# NER-Powered Semantic Search

Combine NER technique with semantic search to improve the results

### Setup Pinecone

In [2]:
from pinecone import Pinecone
import os

pc = Pinecone(api_key=os.getenv("PINECONE_API_KEY"))

if "medium-data" not in pc.list_indexes():
    pc.create_index("medium-data", dimension=768, spec={"serverless": {"cloud": "aws", "region": "us-east-1"}})

index = pc.Index("medium-data")

### Setup NER

In [4]:
from transformers import AutoTokenizer, AutoModelForTokenClassification, pipeline
import torch

model_id = "dslim/bert-base-NER"

tokenizer = AutoTokenizer.from_pretrained(model_id)
model = AutoModelForTokenClassification.from_pretrained(model_id)

ner_pipeline = pipeline("ner", model=model, tokenizer=tokenizer)

device = "cuda" if torch.cuda.is_available() else "cpu"

nlp = pipeline("ner", model=model, tokenizer=tokenizer, device=device, aggregation_strategy="max")

Some weights of the model checkpoint at dslim/bert-base-NER were not used when initializing BertForTokenClassification: ['bert.pooler.dense.bias', 'bert.pooler.dense.weight']
- This IS expected if you are initializing BertForTokenClassification from the checkpoint of a model trained on another task or with another architecture (e.g. initializing a BertForSequenceClassification model from a BertForPreTraining model).
- This IS NOT expected if you are initializing BertForTokenClassification from the checkpoint of a model that you expect to be exactly identical (initializing a BertForSequenceClassification model from a BertForSequenceClassification model).
Device set to use mps:0
Device set to use cpu


In [5]:
nlp("Bill Gates is a software engineer and founder of Microsoft")

[{'entity_group': 'PER',
  'score': 0.999742,
  'word': 'Bill Gates',
  'start': 0,
  'end': 10},
 {'entity_group': 'ORG',
  'score': 0.9983804,
  'word': 'Microsoft',
  'start': 49,
  'end': 58}]

In [9]:
from sentence_transformers import SentenceTransformer
import pandas as pd

retriever = SentenceTransformer("flax-sentence-embeddings/all_datasets_v3_mpnet-base")

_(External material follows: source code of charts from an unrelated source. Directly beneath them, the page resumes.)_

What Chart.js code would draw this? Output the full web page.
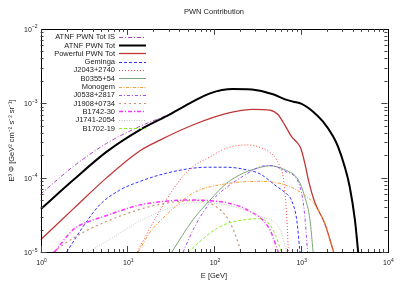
<!DOCTYPE html>
<html>
<head>
<meta charset="utf-8">
<script src="https://cdn.jsdelivr.net/npm/chart.js@4.4.0/dist/chart.umd.min.js"></script>
<style>
  html, body { margin: 0; padding: 0; background: #fff; }
  canvas { display: block; }
</style>
</head>
<body>
<canvas id="c" width="405" height="283"></canvas>
<script>
// energies (GeV) and E^3 flux values
const isE = [1, 2.38, 5.8, 14, 31, 57, 90, 165, 310, 480, 660, 820, 1025, 1390, 1800, 2360, 2700, 3220, 3670, 4220, 4600];
const isY = [6.0e-5, 1.41e-4, 2.9e-4, 4.9e-4, 7.2e-4, 1.05e-3, 1.36e-3, 1.55e-3, 1.5e-3, 1.32e-3, 1.13e-3, 1.05e-3, 9.8e-4, 7.7e-4, 5.7e-4, 3.6e-4, 2.6e-4, 1.4e-4, 7.6e-5, 2.7e-5, 1e-5];

const totE = [1, 2.38, 5.8, 14, 31, 57, 90, 165, 310, 480, 660, 820, 1025, 1390, 1800, 2360, 2700, 3220, 3670, 4220, 4600];
const totY = [3.76e-5, 9.3e-5, 2.24e-4, 4.4e-4, 7.1e-4, 1.05e-3, 1.36e-3, 1.55e-3, 1.5e-3, 1.32e-3, 1.13e-3, 1.05e-3, 9.8e-4, 7.7e-4, 5.7e-4, 3.6e-4, 2.6e-4, 1.4e-4, 7.6e-5, 2.7e-5, 1e-5];

const powE = [1, 2.38, 5.8, 14, 23.8, 57, 140, 285, 440, 550, 625, 690, 780, 900, 1000, 1110, 1250, 1460, 1900, 2400];
const powY = [1.46e-5, 3.8e-5, 1.0e-4, 2.3e-4, 3.2e-4, 5.1e-4, 7.3e-4, 8.3e-4, 8.1e-4, 7.0e-4, 5.6e-4, 4.6e-4, 3.6e-4, 3.0e-4, 2.5e-4, 1.6e-4, 8.5e-5, 4.6e-5, 2.4e-5, 1e-5];

const gemE = [2.0, 3.1, 4.8, 8.2, 14, 26, 57, 90, 140, 218, 340, 530, 660, 780, 900, 980];
const gemY = [1e-5, 2.2e-5, 4.3e-5, 6.8e-5, 8.9e-5, 1.12e-4, 1.34e-4, 1.38e-4, 1.38e-4, 1.3e-4, 1.12e-4, 7.6e-5, 6.3e-5, 5.0e-5, 2.7e-5, 1e-5];

const j2043E = [13, 18.3, 24, 40.5, 57, 90, 140, 240, 340, 480, 580, 630, 670, 700, 720];
const j2043Y = [1e-5, 2.1e-5, 3.7e-5, 9.3e-5, 1.4e-4, 1.9e-4, 2.5e-4, 2.75e-4, 2.55e-4, 2.0e-4, 1.4e-4, 1.0e-4, 5e-5, 2.2e-5, 1e-5];

const b0355E = [32.6, 57, 90, 140, 218, 340, 440, 660, 940, 1110, 1280, 1390];
const b0355Y = [1e-5, 2.7e-5, 5.0e-5, 8.4e-5, 1.15e-4, 1.37e-4, 1.44e-4, 1.27e-4, 9.3e-5, 5.6e-5, 2.7e-5, 1e-5];

const monoE = [13.4, 18, 23.8, 57.5, 140, 340, 660, 1025, 1460, 1900, 2400];
const monoY = [1e-5, 1.8e-5, 2.6e-5, 6.2e-5, 8.3e-5, 8.9e-5, 8e-5, 6.2e-5, 4.3e-5, 2.4e-5, 1e-5];

const j0538E = [44, 60, 90, 140, 218, 340, 440, 660, 980, 1110, 1200];
const j0538Y = [1e-5, 2.2e-5, 4.6e-5, 7.4e-5, 1.05e-4, 1.4e-4, 1.46e-4, 1.22e-4, 7.6e-5, 3.2e-5, 1e-5];

const j1908E = [1.4, 2, 3, 5, 10, 20, 40, 60, 75, 118, 150, 180, 205];
const j1908Y = [1e-5, 1.35e-5, 1.8e-5, 2.4e-5, 3.3e-5, 4.2e-5, 4.8e-5, 4.9e-5, 4.8e-5, 3.7e-5, 2.6e-5, 1.6e-5, 1e-5];

const b1742E = [1.45, 2.38, 3.7, 5.8, 9, 14, 27, 50, 90, 140, 240, 440, 550];
const b1742Y = [1e-5, 2e-5, 2.6e-5, 3.1e-5, 3.7e-5, 4.3e-5, 4.8e-5, 5.0e-5, 4.9e-5, 4.6e-5, 3.7e-5, 2e-5, 1e-5];

const j1741E = [3.55, 5.8, 14, 27, 57, 140, 340, 580, 690];
const j1741Y = [1e-5, 1.4e-5, 2.6e-5, 3.7e-5, 4.6e-5, 4.3e-5, 3e-5, 2e-5, 1e-5];

const b1702E = [50.6, 90, 140, 218, 340, 480, 600];
const b1702Y = [1e-5, 1.8e-5, 2.4e-5, 2.7e-5, 2.8e-5, 2e-5, 1e-5];

const xTicks = [1, 10, 100, 1000, 10000];
const yTicks = [1e-5, 1e-4, 1e-3, 1e-2];

function pts(xs, ys) {
    return xs.map((x, i) => ({ x: x, y: ys[i] }));
}

// label, x, y, colour, dash, width
const series = [
    ['ATNF PWN Tot IS', isE, isY, '#b040c8', [4, 2, 1, 2], 1],
    ['ATNF PWN Tot', totE, totY, '#000000', [], 2],
    ['Powerful PWN Tot', powE, powY, '#c03535', [], 1.3],
    ['Geminga', gemE, gemY, '#3030ff', [3, 2], 1],
    ['J2043+2740', j2043E, j2043Y, '#ff4444', [1, 2], 1],
    ['B0355+54', b0355E, b0355Y, '#7aa87a', [], 1],
    ['Monogem', monoE, monoY, '#ff9a30', [3, 1.5, 1, 1.5], 1],
    ['J0538+2817', j0538E, j0538Y, '#9a50ff', [3, 2, 1, 2], 1],
    ['J1908+0734', j1908E, j1908Y, '#c89070', [2, 3], 1.2],
    ['B1742-30', b1742E, b1742Y, '#ff30ff', [4, 2, 1, 2], 1.5],
    ['J1741-2054', j1741E, j1741Y, '#c4c4c4', [1, 1.5], 1],
    ['B1702-19', b1702E, b1702Y, '#88ee22', [3, 2], 1]
];

const datasets = series.map((s, i) => ({
    label: s[0],
    data: pts(s[1], s[2]),
    borderColor: s[3],
    borderDash: s[4],
    borderWidth: s[5],
    pointRadius: 0,
    fill: false,
    cubicInterpolationMode: 'monotone',
    order: series.length - i   // later series on top, like gnuplot
}));

const FONT = '"Liberation Sans", Arial, sans-serif';

// "10" with a raised exponent
function drawPow(ctx, exp, x, y, align) {
    ctx.font = '7px ' + FONT;
    const wb = ctx.measureText('10').width;
    ctx.font = '5px ' + FONT;
    const we = ctx.measureText(exp).width;
    const w = wb + we;
    let x0 = x;
    if (align === 'center') x0 = x - w / 2;
    if (align === 'right') x0 = x - w;
    ctx.textAlign = 'left';
    ctx.textBaseline = 'alphabetic';
    ctx.font = '7px ' + FONT;
    ctx.fillText('10', x0, y);
    ctx.font = '5px ' + FONT;
    ctx.fillText(exp, x0 + wb, y - 3.5);
}

const framePlugin = {
    id: 'frame',
    afterDraw(chart) {
        const ctx = chart.ctx;
        const a = chart.chartArea;
        const xs = chart.scales.x, ys = chart.scales.y;
        ctx.save();
        ctx.strokeStyle = '#000';
        ctx.lineWidth = 1;
        ctx.strokeRect(Math.round(a.left) + 0.5, Math.round(a.top) + 0.5,
            Math.round(a.right - a.left), Math.round(a.bottom - a.top));

        // inward ticks on all four sides
        ctx.strokeStyle = '#444';
        ctx.beginPath();
        for (let k = 0; k < 4; k++) {
            for (let m = 1; m <= 9; m++) {
                const v = m * Math.pow(10, k);
                const px = Math.round(xs.getPixelForValue(v)) + 0.5;
                const len = m === 1 ? 6 : 3;
                ctx.moveTo(px, a.bottom); ctx.lineTo(px, a.bottom - len);
                ctx.moveTo(px, a.top); ctx.lineTo(px, a.top + len);
            }
        }
        for (let k = -5; k < -2; k++) {
            for (let m = 1; m <= 9; m++) {
                const v = m * Math.pow(10, k);
                const py = Math.round(ys.getPixelForValue(v)) + 0.5;
                const len = m === 1 ? 6 : 3;
                ctx.moveTo(a.left, py); ctx.lineTo(a.left + len, py);
                ctx.moveTo(a.right, py); ctx.lineTo(a.right - len, py);
            }
        }
        ctx.stroke();

        // tick labels
        ctx.fillStyle = '#222';
        xTicks.forEach(v => {
            const px = xs.getPixelForValue(v);
            drawPow(ctx, String(Math.round(Math.log10(v))), px + 1, a.bottom + 13, 'center');
        });
        yTicks.forEach(v => {
            const py = ys.getPixelForValue(v);
            const e = String(Math.round(Math.log10(v))).replace('-', '\u2212');
            drawPow(ctx, e, a.left - 3, py + 3, 'right');
        });

        // titles
        ctx.fillStyle = '#222';
        ctx.font = '7.5px ' + FONT;
        ctx.textAlign = 'center';
        ctx.textBaseline = 'middle';
        ctx.fillText('PWN Contribution', (a.left + a.right) / 2, 12);
        ctx.fillText('E [GeV]', (a.left + a.right) / 2, 276);
        ctx.save();
        ctx.translate(12, (a.top + a.bottom) / 2);
        ctx.rotate(-Math.PI / 2);
        ctx.fillText('E\u00b3 \u03a6 [GeV\u00b2 cm\u207b\u00b2 s\u207b\u00b2 sr\u207b\u00b9]', 0, 0);
        ctx.restore();

        // legend, text right aligned with sample on the right
        ctx.font = '7.5px ' + FONT;
        ctx.textAlign = 'right';
        ctx.textBaseline = 'middle';
        datasets.forEach((d, i) => {
            const y = 36.7 + i * 8.3;
            ctx.fillStyle = '#222';
            ctx.fillText(d.label, 115, y + 0.5);
            ctx.strokeStyle = d.borderColor;
            ctx.lineWidth = d.borderWidth;
            ctx.setLineDash(d.borderDash);
            ctx.beginPath();
            ctx.moveTo(119, Math.round(y) + 0.5);
            ctx.lineTo(146, Math.round(y) + 0.5);
            ctx.stroke();
        });
        ctx.setLineDash([]);
        ctx.restore();
    }
};

new Chart(document.getElementById('c'), {
    type: 'line',
    data: { datasets: datasets },
    options: {
        responsive: false,
        animation: false,
        devicePixelRatio: 1,
        layout: { padding: { top: 28.9, right: 17.6, left: 0, bottom: 0 } },
        plugins: {
            legend: { display: false },
            title: { display: false },
            tooltip: { enabled: false }
        },
        scales: {
            x: {
                type: 'logarithmic',
                min: 1,
                max: 10000,
                ticks: { display: false },
                grid: { display: false },
                border: { display: false },
                afterFit: s => { s.height = 31; }
            },
            y: {
                type: 'logarithmic',
                min: 1e-5,
                max: 1e-2,
                ticks: { display: false },
                grid: { display: false },
                border: { display: false },
                afterFit: s => { s.width = 40.6; }
            }
        }
    },
    plugins: [framePlugin]
});
</script>
</body>
</html>
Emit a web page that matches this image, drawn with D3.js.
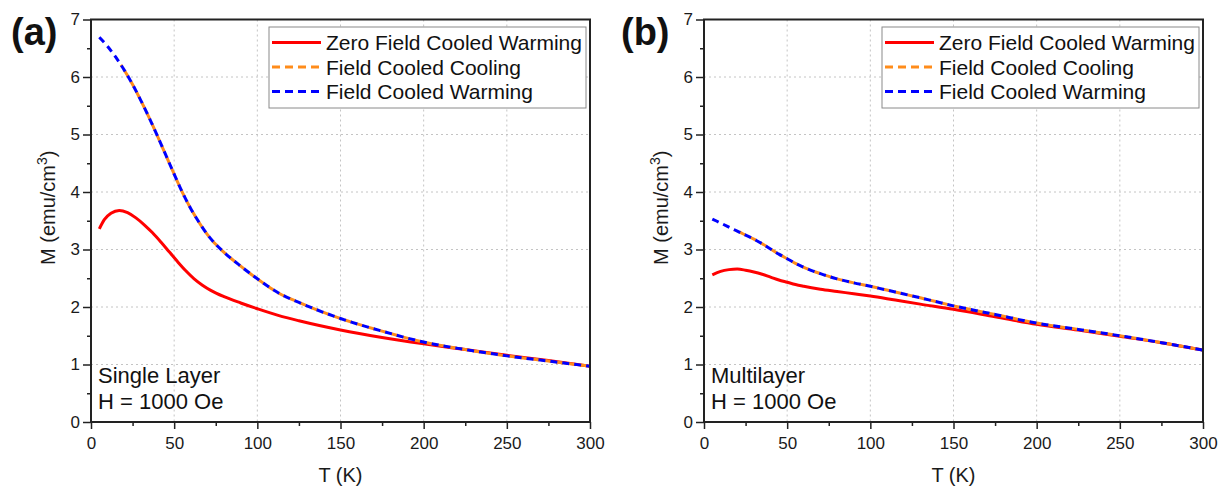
<!DOCTYPE html>
<html>
<head>
<meta charset="utf-8">
<script src="https://cdn.jsdelivr.net/npm/d3@7"></script>
<style>
  body { margin: 0; background: #fff; }
  svg { display: block; font-family: "Liberation Sans", Arial, sans-serif; }
</style>
</head>
<body>
<svg id="chart"></svg>
<script>
// ---- data ----
const seriesNames = ['Zero Field Cooled Warming', 'Field Cooled Cooling', 'Field Cooled Warming'];
const seriesColors = ['#ff0000', '#ff8c1a', '#0000ff'];

// (a) single layer
const aZfcT = [5, 8, 12, 17, 22, 27, 32, 37, 42, 47, 52, 57, 62, 67, 72, 80, 90, 100, 113, 125, 150, 175, 200, 225, 250, 275, 300];
const aZfcM = [3.36, 3.52, 3.63, 3.68, 3.64, 3.55, 3.43, 3.29, 3.13, 2.96, 2.79, 2.63, 2.49, 2.38, 2.29, 2.18, 2.07, 1.97, 1.85, 1.76, 1.60, 1.47, 1.36, 1.26, 1.16, 1.07, 0.97];
const aFcwT = [5, 10, 15, 20, 25, 30, 35, 40, 45, 50, 55, 60, 65, 70, 75, 80, 90, 100, 113, 125, 150, 175, 200, 225, 250, 275, 300];
const aFcwM = [6.69, 6.53, 6.34, 6.12, 5.87, 5.59, 5.29, 4.97, 4.64, 4.31, 3.99, 3.71, 3.47, 3.26, 3.09, 2.95, 2.71, 2.49, 2.24, 2.08, 1.80, 1.58, 1.39, 1.26, 1.15, 1.06, 0.97];
const aFccT = [18, 20, 25, 30, 35, 40, 45, 50, 55, 60, 65, 70, 75, 80, 90, 100, 113, 125, 150, 175, 200, 225, 250, 275, 300];
const aFccM = [6.21, 6.12, 5.87, 5.59, 5.29, 4.97, 4.64, 4.31, 3.99, 3.71, 3.47, 3.26, 3.09, 2.95, 2.71, 2.49, 2.24, 2.08, 1.80, 1.58, 1.39, 1.26, 1.15, 1.06, 0.97];

// (b) multilayer
const bZfcT = [5, 10, 15, 20, 25, 30, 35, 40, 45, 50, 55, 60, 70, 80, 90, 100, 115, 130, 150, 175, 200, 225, 250, 275, 300];
const bZfcM = [2.56, 2.62, 2.65, 2.66, 2.64, 2.61, 2.57, 2.52, 2.47, 2.43, 2.39, 2.36, 2.31, 2.27, 2.23, 2.19, 2.12, 2.05, 1.96, 1.83, 1.70, 1.60, 1.49, 1.38, 1.25];
const bFcwT = [5, 10, 15, 20, 25, 30, 35, 40, 45, 50, 55, 60, 70, 80, 90, 100, 115, 130, 150, 175, 200, 225, 250, 275, 300];
const bFcwM = [3.53, 3.46, 3.39, 3.32, 3.25, 3.18, 3.10, 3.01, 2.92, 2.84, 2.76, 2.69, 2.58, 2.49, 2.42, 2.36, 2.26, 2.16, 2.02, 1.87, 1.72, 1.61, 1.50, 1.38, 1.25];
const bFccT = [18, 20, 25, 30, 35, 40, 45, 50, 55, 60, 70, 80, 90, 100, 115, 130, 150, 175, 200, 225, 250, 275, 300];
const bFccM = [3.34, 3.32, 3.25, 3.18, 3.10, 3.01, 2.92, 2.84, 2.76, 2.69, 2.58, 2.49, 2.42, 2.36, 2.26, 2.16, 2.02, 1.87, 1.72, 1.61, 1.50, 1.38, 1.25];

const xTicks = [0, 50, 100, 150, 200, 250, 300];
const xMinor = [25, 75, 125, 175, 225, 275];
const yTicks = [0, 1, 2, 3, 4, 5, 6, 7];
const yMinor = [0.5, 1.5, 2.5, 3.5, 4.5, 5.5, 6.5];

const panels = [
  { tag: '(a)', left: 91, tagX: 11, titleX: 55, sample: ['Single Layer', 'H = 1000 Oe'],
    zfc: [aZfcT, aZfcM], fcc: [aFccT, aFccM], fcw: [aFcwT, aFcwM] },
  { tag: '(b)', left: 704, tagX: 621, titleX: 668, sample: ['Multilayer', 'H = 1000 Oe'],
    zfc: [bZfcT, bZfcM], fcc: [bFccT, bFccM], fcw: [bFcwT, bFcwM] }
];

// ---- layout ----
const width = 1222, height = 487;
const plotTop = 19.5, plotH = 402.5, plotW = 499;
const dash = '7,5';

const svg = d3.select('#chart').attr('width', width).attr('height', height);

const toPts = ([T, M]) => T.map((t, i) => ({ t: t, m: M[i] }));

panels.forEach(p => {
  const g = svg.append('g').attr('transform', `translate(${p.left},${plotTop})`);

  const x = d3.scaleLinear().domain([0, 300]).range([0, plotW]);
  const y = d3.scaleLinear().domain([0, 7]).range([plotH, 0]);

  // grid
  g.append('g').selectAll('line')
    .data(xTicks.slice(1, -1)).enter().append('line')
    .attr('x1', d => x(d)).attr('x2', d => x(d))
    .attr('y1', 0).attr('y2', plotH)
    .attr('stroke', '#c4c4c4').attr('stroke-width', 1).attr('stroke-dasharray', '2,3');
  g.append('g').selectAll('line')
    .data(yTicks.slice(1, -1)).enter().append('line')
    .attr('x1', 0).attr('x2', plotW)
    .attr('y1', d => y(d)).attr('y2', d => y(d))
    .attr('stroke', '#c4c4c4').attr('stroke-width', 1).attr('stroke-dasharray', '2,3');

  // curves
  const line = d3.line().x(d => x(d.t)).y(d => y(d.m)).curve(d3.curveMonotoneX);

  g.append('path').datum(toPts(p.zfc))
    .attr('d', line).attr('fill', 'none')
    .attr('stroke', seriesColors[0]).attr('stroke-width', 3);

  // phase the orange dashes so they sit in the blue gaps
  const fcwPts = toPts(p.fcw);
  const fccPts = toPts(p.fcc);
  const tmp = g.append('path').datum(fcwPts.filter(d => d.t < fccPts[0].t).concat([fccPts[0]]))
    .attr('d', line).attr('fill', 'none');
  const offs = tmp.node().getTotalLength() - 6;
  tmp.remove();

  g.append('path').datum(fccPts)
    .attr('d', line).attr('fill', 'none')
    .attr('stroke', seriesColors[1]).attr('stroke-width', 3)
    .attr('stroke-dasharray', dash).attr('stroke-dashoffset', offs);

  g.append('path').datum(fcwPts)
    .attr('d', line).attr('fill', 'none')
    .attr('stroke', seriesColors[2]).attr('stroke-width', 3)
    .attr('stroke-dasharray', dash);

  // axes
  g.append('g').attr('transform', `translate(0,${plotH})`)
    .call(d3.axisBottom(x).tickValues(xTicks).tickSize(7).tickPadding(8).tickFormat(d3.format('d')));
  g.append('g').attr('transform', `translate(0,${plotH})`)
    .call(d3.axisBottom(x).tickValues(xMinor).tickSize(4).tickFormat(''));
  g.append('g')
    .call(d3.axisLeft(y).tickValues(yTicks).tickSize(8).tickPadding(3).tickFormat(d3.format('d')));
  g.append('g')
    .call(d3.axisLeft(y).tickValues(yMinor).tickSize(4).tickFormat(''));

  g.selectAll('.tick line').attr('stroke', '#222').attr('stroke-width', 1.5);
  g.selectAll('.domain').remove();
  g.selectAll('.tick text').attr('font-size', 17).attr('fill', '#1a1a1a')
    .attr('font-family', '"Liberation Sans", Arial, sans-serif');

  // frame
  g.append('rect').attr('x', 0).attr('y', 0).attr('width', plotW).attr('height', plotH)
    .attr('fill', 'none').attr('stroke', '#222').attr('stroke-width', 2);

  // axis titles
  g.append('text').attr('x', plotW / 2).attr('y', 462)
    .attr('text-anchor', 'middle').attr('font-size', 20).attr('fill', '#1a1a1a')
    .text('T (K)');
  const yt = g.append('text')
    .attr('transform', `translate(${p.titleX - p.left},${265 - plotTop}) rotate(-90)`)
    .attr('font-size', 20).attr('fill', '#1a1a1a');
  yt.append('tspan').text('M (emu/cm');
  yt.append('tspan').attr('font-size', 14).attr('dy', -8).text('3');
  yt.append('tspan').attr('dy', 8).text(')');

  // panel tag
  g.append('text').attr('x', p.tagX - p.left).attr('y', 45 - plotTop)
    .attr('font-size', 38).attr('font-weight', 'bold').attr('fill', '#111')
    .text(p.tag);

  // sample annotation
  p.sample.forEach((s, i) => {
    g.append('text').attr('x', 7).attr('y', 363 + i * 26.5)
      .attr('font-size', 22).attr('fill', '#111').text(s);
  });

  // legend
  const lg = g.append('g').attr('transform', 'translate(178,7.5)');
  lg.append('rect').attr('width', 317).attr('height', 81)
    .attr('fill', '#fff').attr('stroke', '#8a8a8a').attr('stroke-width', 1);
  [0, 1, 2].forEach(i => {
    const yy = 15.5 + i * 24.5;
    lg.append('line').attr('x1', 3).attr('x2', 52).attr('y1', yy).attr('y2', yy)
      .attr('stroke', seriesColors[i]).attr('stroke-width', 3)
      .attr('stroke-dasharray', i === 0 ? null : '8,5');
    lg.append('text').attr('x', 57).attr('y', yy + 7.5)
      .attr('font-size', 21).attr('fill', '#111').text(seriesNames[i]);
  });
});
</script>
</body>
</html>
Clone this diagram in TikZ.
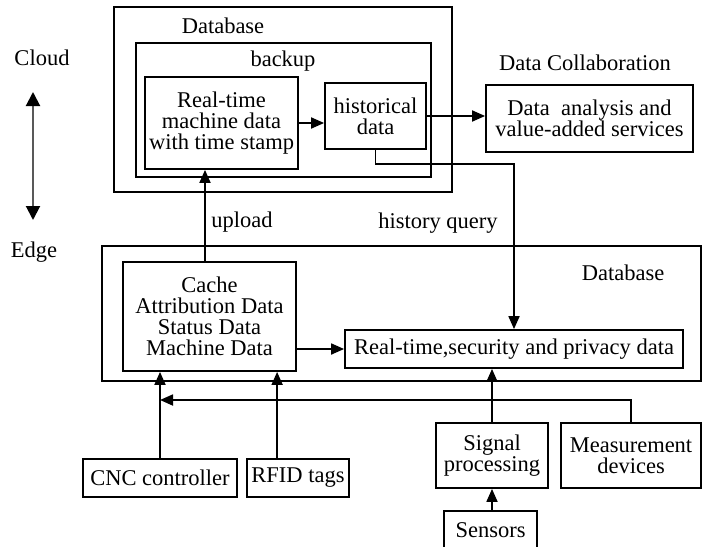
\documentclass[tikz,border=0pt]{standalone}
\usepackage{fontspec}
\setmainfont{Liberation Serif}
\usetikzlibrary{arrows.meta}

\begin{document}
\begin{tikzpicture}[x=1pt,y=-1pt,
  box/.style={draw,line width=1.8pt,inner sep=0pt,align=center,font=\fontsize{22.5}{21}\selectfont},
  lbl/.style={inner sep=0pt,font=\fontsize{22.5}{21}\selectfont},
  link/.style={line width=1.8pt,-{Triangle[length=13pt,width=11pt]}},
  wire/.style={line width=1.8pt}]
  \useasboundingbox (0,0) rectangle (703,546);
  \clip (0,0) rectangle (703,546);

  % cloud side
  \node[lbl] (cloud) at (42,58) {Cloud};
  \node[lbl] (edge) at (34,252) {Edge};
  \coordinate (updown top) at (33,92);
  \coordinate (updown bottom) at (33,220);
  \draw[line width=2pt,black!65,{Triangle[length=14pt,width=14pt,color=black]}-{Triangle[length=14pt,width=14pt,color=black]}] (updown top) -- (updown bottom);

  \node[box,minimum width=338pt,minimum height=185pt] (clouddb) at (283,99.5) {};
  \node[lbl] (clouddb label) at (223,26) {Database};
  \node[box,minimum width=295pt,minimum height=134pt] (backup) at (283.5,110) {};
  \node[lbl] (backup label) at (283,61) {backup};
  \node[box,minimum width=153pt,minimum height=92pt] (machine) at (221.5,123) {Real-time\\machine data\\with time stamp};
  \node[box,minimum width=101pt,minimum height=66pt] (hist) at (375.5,116) {historical\\data};

  \node[lbl] (collab) at (585,63) {Data Collaboration};
  \node[box,minimum width=207pt,minimum height=67pt] (services) at (589.5,118.5) {Data~~analysis and\\value-added services};

  \node[lbl] (upload) at (242,222) {upload};
  \node[lbl] (query) at (438,223) {history query};

  % edge side
  \node[box,minimum width=599pt,minimum height=135pt] (edgedb) at (401.5,313.5) {};
  \node[lbl] (edgedb label) at (623,273) {Database};
  \node[box,minimum width=173pt,minimum height=109pt] (cache) at (209.5,316.5) {Cache\\Attribution Data\\Status Data\\Machine Data};
  \node[box,minimum width=338pt,minimum height=38pt] (secure) at (514,349) {Real-time,security and privacy data};

  \node[box,minimum width=154pt,minimum height=38pt] (cnc) at (160,478) {CNC controller};
  \node[box,minimum width=102pt,minimum height=38pt] (rfid) at (298,478) {RFID tags};
  \node[box,minimum width=112pt,minimum height=65pt] (signal) at (492,455.5) {Signal\\processing};
  \node[box,minimum width=140pt,minimum height=65pt] (measure) at (631,455.5) {Measurement\\devices};
  \node[box,minimum width=93pt,minimum height=38pt] (sensors) at (490.5,530) {Sensors};
  \coordinate (bus end) at (160,400);

  \draw[link] (machine.east) -- (machine.east -| hist.west);
  \draw[link] (hist.east) -- (hist.east -| services.west);
  \draw[link] (hist.south) -- ++(0,14) -| (secure.north);
  \draw[link] ([xshift=-4.5pt]cache.north) -- ([xshift=-4.5pt]cache.north |- machine.south);
  \draw[link] (cache.east |- secure.west) -- (secure.west);
  \draw[link] (cnc.north) -- (cnc.north |- cache.south);
  \draw[link] ([xshift=31pt]rfid.north west) -- ([xshift=31pt]rfid.north west |- cache.south);
  \draw[link] (signal.north) -- (signal.north |- secure.south);
  \draw[link] (signal.south |- sensors.north) -- (signal.south);
  \draw[link] (measure.north) |- (bus end);
\end{tikzpicture}
\end{document}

df = pd.read_csv("medium_articles_10k.csv")

df.head()


Unnamed: 0.1,Unnamed: 0,title,text,url,authors,timestamp,tags
0,0,Mental Note Vol. 24,Photo by Josh Riemer on Unsplash\n\nMerry Chri...,https://medium.com/invisible-illness/mental-no...,['Ryan Fan'],2020-12-26 03:38:10.479000+00:00,"['Mental Health', 'Health', 'Psychology', 'Sci..."
1,1,Your Brain On Coronavirus,Your Brain On Coronavirus\n\nA guide to the cu...,https://medium.com/age-of-awareness/how-the-pa...,['Simon Spichak'],2020-09-23 22:10:17.126000+00:00,"['Mental Health', 'Coronavirus', 'Science', 'P..."
2,2,Mind Your Nose,Mind Your Nose\n\nHow smell training can chang...,https://medium.com/neodotlife/mind-your-nose-f...,[],2020-10-10 20:17:37.132000+00:00,"['Biotechnology', 'Neuroscience', 'Brain', 'We..."
3,3,The 4 Purposes of Dreams,Passionate about the synergy between science a...,https://medium.com/science-for-real/the-4-purp...,['Eshan Samaranayake'],2020-12-21 16:05:19.524000+00:00,"['Health', 'Neuroscience', 'Mental Health', 'P..."
4,4,Surviving a Rod Through the Head,"You’ve heard of him, haven’t you? Phineas Gage...",https://medium.com/live-your-life-on-purpose/s...,['Rishav Sinha'],2020-02-26 00:01:01.576000+00:00,"['Brain', 'Health', 'Development', 'Psychology..."